A very interesting and significant feature of the exhibition was the collection of decorative work furnished by various ladies. This department shows very distinctly the influence of our recent importation and study of Japanese art, and indeed it is noticeable that throughout the exhibition the predominating influences are either Japanese or mediæval. In truth, exceptiug in the furniture, of which there is not much, and in some of the metal work, we can think of little that show’s classical, Renaissance, or modern French feeling, and little that does not betray more or less of one of the other influences we have mentioned. This may be partly the result of an accidental predominance among a limited selection of objects; partly, perhaps, of some prepossessions of the committee to whom the selection is mainly due; but also iu great part to actual tendencies which prevail in this part, at least, of our country, and which are, in our judgment, hopeful tendencies, inasmuch as they are toward sincere and manly treatment, and not as yet toward pedantry.
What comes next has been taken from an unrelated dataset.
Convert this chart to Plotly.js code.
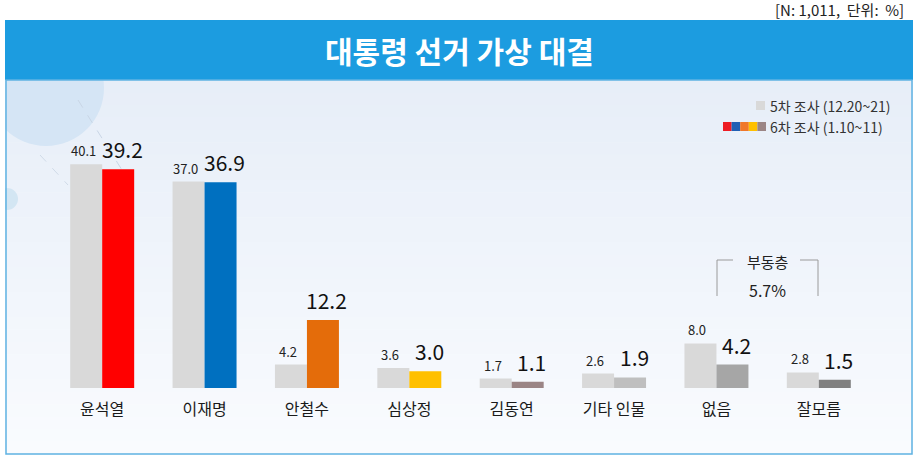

And these tendencies are not as incongruous as might be fancied, for the Japanese and the mediæval workmen, apart from the greater technical skill of the former in the rendering of natural form and the management of color, have much that is alike in their feeling for decorative treatment; and the ardent mediævalist of our time may do well to temper his exuberance with the disciplined power of the Japanese.

In this collection of decorative work by ladies were painted silk fire-screens, embroidered bell-ropes, table-cloths, cushions, — many of them of the richest and most ingeniously tasteful sort, — boxes decorated with pen-and-ink, decorative tiles, sumptuous laces, and carved wood, all the achievement of persons who have labored, if to some degree for fashion’s sake, yet also in a good measure for the sake of beauty. Among these Mrs. O. W. Holmes, Jr., stood easily foremost, we think, by virtue of her remarkably rich and graceful embroideries on silk. One of these was of a light - brown ground over which were scattered fine pink and white blossoms in a cloud, with a few large brown or purple oak-leaves; another was in a graver tone, a black embroidered growth of some sort, in which a crescent moon was tangled, with many gold-beads for stars, while below lay a mystic breadth of large white daisies spanned and surrounded by fine strands of green silk. These, in frames, might serve for fire-screens, or with their mimic glimpses of conventionalized (not pictorially presented) natural objects would admirably adorn many wall - spaces. Put to whatever use, they are certainly wonderful achievements in their way, and open a charming vista of possibilities to the feminine artistic genius, which almost always includes a high capacity for decoration.